Task instructions: Any picture among the records should be left out, please; retype the rest exactly.

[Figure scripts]
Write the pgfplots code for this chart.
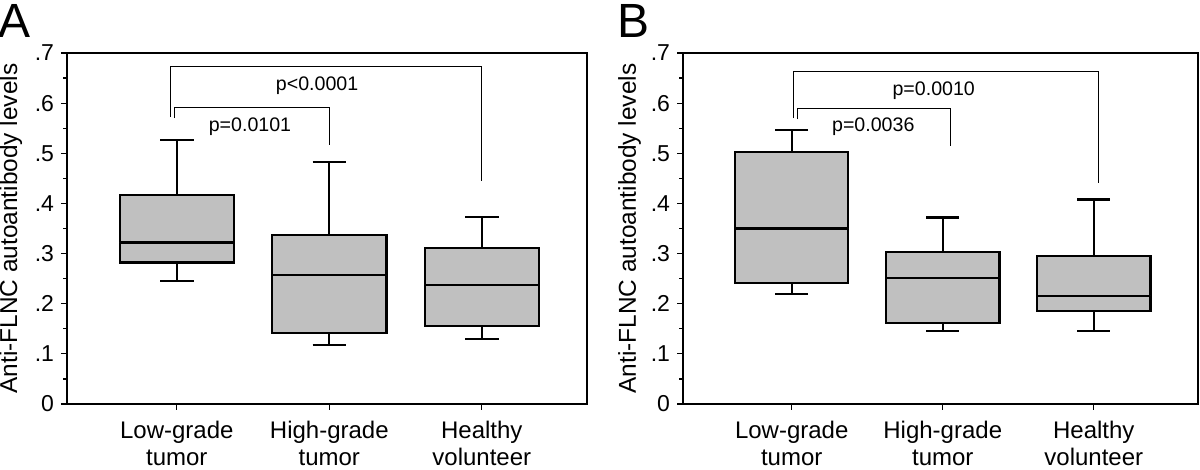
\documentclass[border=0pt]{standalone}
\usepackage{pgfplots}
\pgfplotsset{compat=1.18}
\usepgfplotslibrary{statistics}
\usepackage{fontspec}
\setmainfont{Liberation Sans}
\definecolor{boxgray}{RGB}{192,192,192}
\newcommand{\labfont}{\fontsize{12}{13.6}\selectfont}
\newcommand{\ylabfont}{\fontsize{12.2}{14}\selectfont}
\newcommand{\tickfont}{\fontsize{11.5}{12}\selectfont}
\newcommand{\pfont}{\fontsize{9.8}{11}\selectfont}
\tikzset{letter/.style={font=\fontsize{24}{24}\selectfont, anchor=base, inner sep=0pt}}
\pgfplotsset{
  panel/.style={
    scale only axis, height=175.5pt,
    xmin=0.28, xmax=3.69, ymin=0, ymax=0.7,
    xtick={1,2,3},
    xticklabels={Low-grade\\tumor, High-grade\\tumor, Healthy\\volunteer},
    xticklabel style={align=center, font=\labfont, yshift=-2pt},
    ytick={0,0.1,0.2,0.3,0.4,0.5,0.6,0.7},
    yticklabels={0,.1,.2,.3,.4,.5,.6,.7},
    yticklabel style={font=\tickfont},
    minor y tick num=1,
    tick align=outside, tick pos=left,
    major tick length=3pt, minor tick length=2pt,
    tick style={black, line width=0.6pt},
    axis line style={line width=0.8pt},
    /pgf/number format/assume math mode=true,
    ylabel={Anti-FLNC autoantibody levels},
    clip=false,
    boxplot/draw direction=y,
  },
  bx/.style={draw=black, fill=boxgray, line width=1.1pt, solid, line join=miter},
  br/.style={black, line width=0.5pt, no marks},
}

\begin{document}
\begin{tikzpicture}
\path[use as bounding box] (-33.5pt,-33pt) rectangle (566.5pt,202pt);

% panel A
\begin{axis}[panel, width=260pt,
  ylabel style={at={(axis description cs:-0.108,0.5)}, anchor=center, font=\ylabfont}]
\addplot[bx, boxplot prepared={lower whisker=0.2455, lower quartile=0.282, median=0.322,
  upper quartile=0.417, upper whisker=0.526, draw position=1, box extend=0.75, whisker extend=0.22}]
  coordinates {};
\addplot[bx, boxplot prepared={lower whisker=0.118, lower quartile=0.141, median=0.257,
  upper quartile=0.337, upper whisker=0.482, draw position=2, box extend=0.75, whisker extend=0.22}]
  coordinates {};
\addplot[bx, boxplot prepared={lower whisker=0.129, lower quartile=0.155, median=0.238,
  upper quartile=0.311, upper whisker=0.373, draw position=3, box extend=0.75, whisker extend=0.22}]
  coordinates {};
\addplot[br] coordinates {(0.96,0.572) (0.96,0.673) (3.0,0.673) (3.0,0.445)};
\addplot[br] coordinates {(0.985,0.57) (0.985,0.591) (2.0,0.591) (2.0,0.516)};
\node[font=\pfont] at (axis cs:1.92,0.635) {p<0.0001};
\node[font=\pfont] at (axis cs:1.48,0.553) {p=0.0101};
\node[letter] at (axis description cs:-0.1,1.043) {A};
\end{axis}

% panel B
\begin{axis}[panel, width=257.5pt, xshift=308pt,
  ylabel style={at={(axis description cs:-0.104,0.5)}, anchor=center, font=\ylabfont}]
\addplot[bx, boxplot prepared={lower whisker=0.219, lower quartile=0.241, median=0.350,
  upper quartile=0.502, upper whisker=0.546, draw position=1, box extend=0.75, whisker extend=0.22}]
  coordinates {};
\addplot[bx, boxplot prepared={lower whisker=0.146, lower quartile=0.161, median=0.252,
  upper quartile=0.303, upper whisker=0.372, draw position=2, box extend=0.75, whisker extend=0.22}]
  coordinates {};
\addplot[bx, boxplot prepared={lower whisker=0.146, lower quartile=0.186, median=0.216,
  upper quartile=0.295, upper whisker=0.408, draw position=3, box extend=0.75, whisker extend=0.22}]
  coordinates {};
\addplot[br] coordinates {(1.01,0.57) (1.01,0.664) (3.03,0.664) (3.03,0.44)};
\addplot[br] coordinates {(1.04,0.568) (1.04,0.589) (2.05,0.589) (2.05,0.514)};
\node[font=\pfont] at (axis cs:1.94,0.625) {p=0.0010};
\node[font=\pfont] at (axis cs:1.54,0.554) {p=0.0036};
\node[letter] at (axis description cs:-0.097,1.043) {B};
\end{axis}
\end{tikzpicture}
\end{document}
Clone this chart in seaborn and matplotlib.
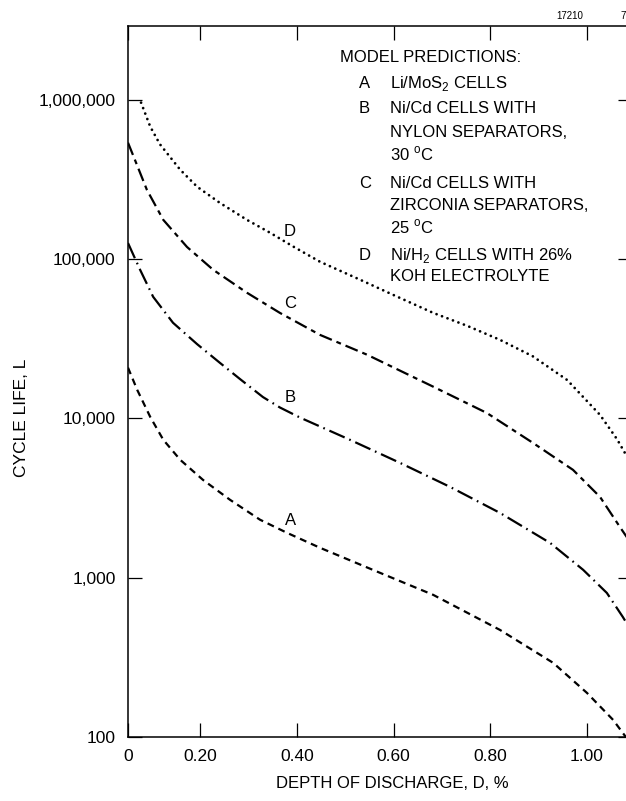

Written reply:
Write the pgfplots code for this chart.
\documentclass[border=0pt]{standalone}
\usepackage{pgfplots}
\pgfplotsset{compat=1.18}
\usepgfplotslibrary{statistics}
\usepackage{fontspec}
\setmainfont{Liberation Sans}
\definecolor{boxgray}{RGB}{192,192,192}
\newcommand{\labfont}{\fontsize{12}{13.6}\selectfont}
\newcommand{\ylabfont}{\fontsize{12.2}{14}\selectfont}
\newcommand{\tickfont}{\fontsize{11.5}{12}\selectfont}
\newcommand{\pfont}{\fontsize{9.8}{11}\selectfont}
\tikzset{letter/.style={font=\fontsize{24}{24}\selectfont, anchor=base, inner sep=0pt}}
\pgfplotsset{
  panel/.style={
    scale only axis, height=175.5pt,
    xmin=0.28, xmax=3.69, ymin=0, ymax=0.7,
    xtick={1,2,3},
    xticklabels={Low-grade\\tumor, High-grade\\tumor, Healthy\\volunteer},
    xticklabel style={align=center, font=\labfont, yshift=-2pt},
    ytick={0,0.1,0.2,0.3,0.4,0.5,0.6,0.7},
    yticklabels={0,.1,.2,.3,.4,.5,.6,.7},
    yticklabel style={font=\tickfont},
    minor y tick num=1,
    tick align=outside, tick pos=left,
    major tick length=3pt, minor tick length=2pt,
    tick style={black, line width=0.6pt},
    axis line style={line width=0.8pt},
    /pgf/number format/assume math mode=true,
    ylabel={Anti-FLNC autoantibody levels},
    clip=false,
    boxplot/draw direction=y,
  },
  bx/.style={draw=black, fill=boxgray, line width=1.1pt, solid, line join=miter},
  br/.style={black, line width=0.5pt, no marks},
}

\begin{document}
\begin{tikzpicture}
\path[use as bounding box] (-33.5pt,-33pt) rectangle (566.5pt,202pt);

% panel A
\begin{axis}[panel, width=260pt,
  ylabel style={at={(axis description cs:-0.108,0.5)}, anchor=center, font=\ylabfont}]
\addplot[bx, boxplot prepared={lower whisker=0.2455, lower quartile=0.282, median=0.322,
  upper quartile=0.417, upper whisker=0.526, draw position=1, box extend=0.75, whisker extend=0.22}]
  coordinates {};
\addplot[bx, boxplot prepared={lower whisker=0.118, lower quartile=0.141, median=0.257,
  upper quartile=0.337, upper whisker=0.482, draw position=2, box extend=0.75, whisker extend=0.22}]
  coordinates {};
\addplot[bx, boxplot prepared={lower whisker=0.129, lower quartile=0.155, median=0.238,
  upper quartile=0.311, upper whisker=0.373, draw position=3, box extend=0.75, whisker extend=0.22}]
  coordinates {};
\addplot[br] coordinates {(0.96,0.572) (0.96,0.673) (3.0,0.673) (3.0,0.445)};
\addplot[br] coordinates {(0.985,0.57) (0.985,0.591) (2.0,0.591) (2.0,0.516)};
\node[font=\pfont] at (axis cs:1.92,0.635) {p<0.0001};
\node[font=\pfont] at (axis cs:1.48,0.553) {p=0.0101};
\node[letter] at (axis description cs:-0.1,1.043) {A};
\end{axis}

% panel B
\begin{axis}[panel, width=257.5pt, xshift=308pt,
  ylabel style={at={(axis description cs:-0.104,0.5)}, anchor=center, font=\ylabfont}]
\addplot[bx, boxplot prepared={lower whisker=0.219, lower quartile=0.241, median=0.350,
  upper quartile=0.502, upper whisker=0.546, draw position=1, box extend=0.75, whisker extend=0.22}]
  coordinates {};
\addplot[bx, boxplot prepared={lower whisker=0.146, lower quartile=0.161, median=0.252,
  upper quartile=0.303, upper whisker=0.372, draw position=2, box extend=0.75, whisker extend=0.22}]
  coordinates {};
\addplot[bx, boxplot prepared={lower whisker=0.146, lower quartile=0.186, median=0.216,
  upper quartile=0.295, upper whisker=0.408, draw position=3, box extend=0.75, whisker extend=0.22}]
  coordinates {};
\addplot[br] coordinates {(1.01,0.57) (1.01,0.664) (3.03,0.664) (3.03,0.44)};
\addplot[br] coordinates {(1.04,0.568) (1.04,0.589) (2.05,0.589) (2.05,0.514)};
\node[font=\pfont] at (axis cs:1.94,0.625) {p=0.0010};
\node[font=\pfont] at (axis cs:1.54,0.554) {p=0.0036};
\node[letter] at (axis description cs:-0.097,1.043) {B};
\end{axis}
\end{tikzpicture}
\end{document}
Clone this chart in seaborn and matplotlib.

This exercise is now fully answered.